<<<<

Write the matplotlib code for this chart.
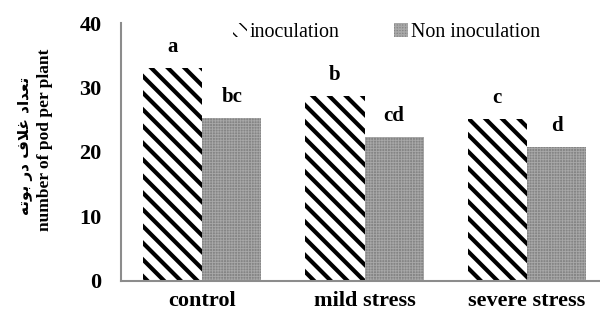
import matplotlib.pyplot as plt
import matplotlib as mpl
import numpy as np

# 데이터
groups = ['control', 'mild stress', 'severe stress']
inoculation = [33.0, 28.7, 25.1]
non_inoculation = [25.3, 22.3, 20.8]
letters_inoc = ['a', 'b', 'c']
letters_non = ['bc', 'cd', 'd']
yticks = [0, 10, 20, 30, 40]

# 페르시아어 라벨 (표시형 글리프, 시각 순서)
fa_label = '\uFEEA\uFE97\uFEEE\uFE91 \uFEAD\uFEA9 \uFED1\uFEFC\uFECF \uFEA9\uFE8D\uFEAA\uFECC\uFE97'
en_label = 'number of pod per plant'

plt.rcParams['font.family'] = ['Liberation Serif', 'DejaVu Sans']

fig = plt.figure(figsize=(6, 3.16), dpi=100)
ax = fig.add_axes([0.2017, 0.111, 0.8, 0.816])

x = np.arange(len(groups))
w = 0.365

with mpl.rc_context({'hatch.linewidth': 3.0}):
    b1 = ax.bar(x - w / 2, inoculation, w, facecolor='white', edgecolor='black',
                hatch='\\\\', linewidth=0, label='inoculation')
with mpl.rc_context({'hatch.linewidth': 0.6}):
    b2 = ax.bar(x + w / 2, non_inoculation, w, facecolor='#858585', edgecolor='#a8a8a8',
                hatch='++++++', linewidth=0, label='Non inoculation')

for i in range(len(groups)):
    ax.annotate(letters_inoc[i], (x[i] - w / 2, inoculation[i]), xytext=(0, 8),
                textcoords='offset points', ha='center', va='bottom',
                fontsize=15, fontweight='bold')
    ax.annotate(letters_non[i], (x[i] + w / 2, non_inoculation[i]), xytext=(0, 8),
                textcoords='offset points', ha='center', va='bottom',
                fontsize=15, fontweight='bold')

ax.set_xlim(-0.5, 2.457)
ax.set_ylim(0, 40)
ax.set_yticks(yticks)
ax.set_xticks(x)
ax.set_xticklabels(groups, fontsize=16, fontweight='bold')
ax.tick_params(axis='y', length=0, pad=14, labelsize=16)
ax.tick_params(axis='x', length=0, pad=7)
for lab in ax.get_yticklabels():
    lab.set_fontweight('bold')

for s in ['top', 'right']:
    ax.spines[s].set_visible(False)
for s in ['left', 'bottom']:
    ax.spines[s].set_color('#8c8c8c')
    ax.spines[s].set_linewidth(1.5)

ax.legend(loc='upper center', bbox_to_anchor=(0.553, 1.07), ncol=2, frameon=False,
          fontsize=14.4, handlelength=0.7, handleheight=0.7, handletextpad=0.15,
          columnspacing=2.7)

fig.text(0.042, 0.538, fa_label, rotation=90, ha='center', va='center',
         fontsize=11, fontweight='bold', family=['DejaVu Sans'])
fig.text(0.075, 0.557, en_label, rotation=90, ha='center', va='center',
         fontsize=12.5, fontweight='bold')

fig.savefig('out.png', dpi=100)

>>>>

→ **REQUIRED WORK**
In your copy of the listing above, reproduce each line exactly and omit all pictures.

→ **EXERCISE SOLUTION**
Write the matplotlib code for this chart.
import matplotlib.pyplot as plt
import matplotlib as mpl
import numpy as np

# 데이터
groups = ['control', 'mild stress', 'severe stress']
inoculation = [33.0, 28.7, 25.1]
non_inoculation = [25.3, 22.3, 20.8]
letters_inoc = ['a', 'b', 'c']
letters_non = ['bc', 'cd', 'd']
yticks = [0, 10, 20, 30, 40]

# 페르시아어 라벨 (표시형 글리프, 시각 순서)
fa_label = '\uFEEA\uFE97\uFEEE\uFE91 \uFEAD\uFEA9 \uFED1\uFEFC\uFECF \uFEA9\uFE8D\uFEAA\uFECC\uFE97'
en_label = 'number of pod per plant'

plt.rcParams['font.family'] = ['Liberation Serif', 'DejaVu Sans']

fig = plt.figure(figsize=(6, 3.16), dpi=100)
ax = fig.add_axes([0.2017, 0.111, 0.8, 0.816])

x = np.arange(len(groups))
w = 0.365

with mpl.rc_context({'hatch.linewidth': 3.0}):
    b1 = ax.bar(x - w / 2, inoculation, w, facecolor='white', edgecolor='black',
                hatch='\\\\', linewidth=0, label='inoculation')
with mpl.rc_context({'hatch.linewidth': 0.6}):
    b2 = ax.bar(x + w / 2, non_inoculation, w, facecolor='#858585', edgecolor='#a8a8a8',
                hatch='++++++', linewidth=0, label='Non inoculation')

for i in range(len(groups)):
    ax.annotate(letters_inoc[i], (x[i] - w / 2, inoculation[i]), xytext=(0, 8),
                textcoords='offset points', ha='center', va='bottom',
                fontsize=15, fontweight='bold')
    ax.annotate(letters_non[i], (x[i] + w / 2, non_inoculation[i]), xytext=(0, 8),
                textcoords='offset points', ha='center', va='bottom',
                fontsize=15, fontweight='bold')

ax.set_xlim(-0.5, 2.457)
ax.set_ylim(0, 40)
ax.set_yticks(yticks)
ax.set_xticks(x)
ax.set_xticklabels(groups, fontsize=16, fontweight='bold')
ax.tick_params(axis='y', length=0, pad=14, labelsize=16)
ax.tick_params(axis='x', length=0, pad=7)
for lab in ax.get_yticklabels():
    lab.set_fontweight('bold')

for s in ['top', 'right']:
    ax.spines[s].set_visible(False)
for s in ['left', 'bottom']:
    ax.spines[s].set_color('#8c8c8c')
    ax.spines[s].set_linewidth(1.5)

ax.legend(loc='upper center', bbox_to_anchor=(0.553, 1.07), ncol=2, frameon=False,
          fontsize=14.4, handlelength=0.7, handleheight=0.7, handletextpad=0.15,
          columnspacing=2.7)

fig.text(0.042, 0.538, fa_label, rotation=90, ha='center', va='center',
         fontsize=11, fontweight='bold', family=['DejaVu Sans'])
fig.text(0.075, 0.557, en_label, rotation=90, ha='center', va='center',
         fontsize=12.5, fontweight='bold')

fig.savefig('out.png', dpi=100)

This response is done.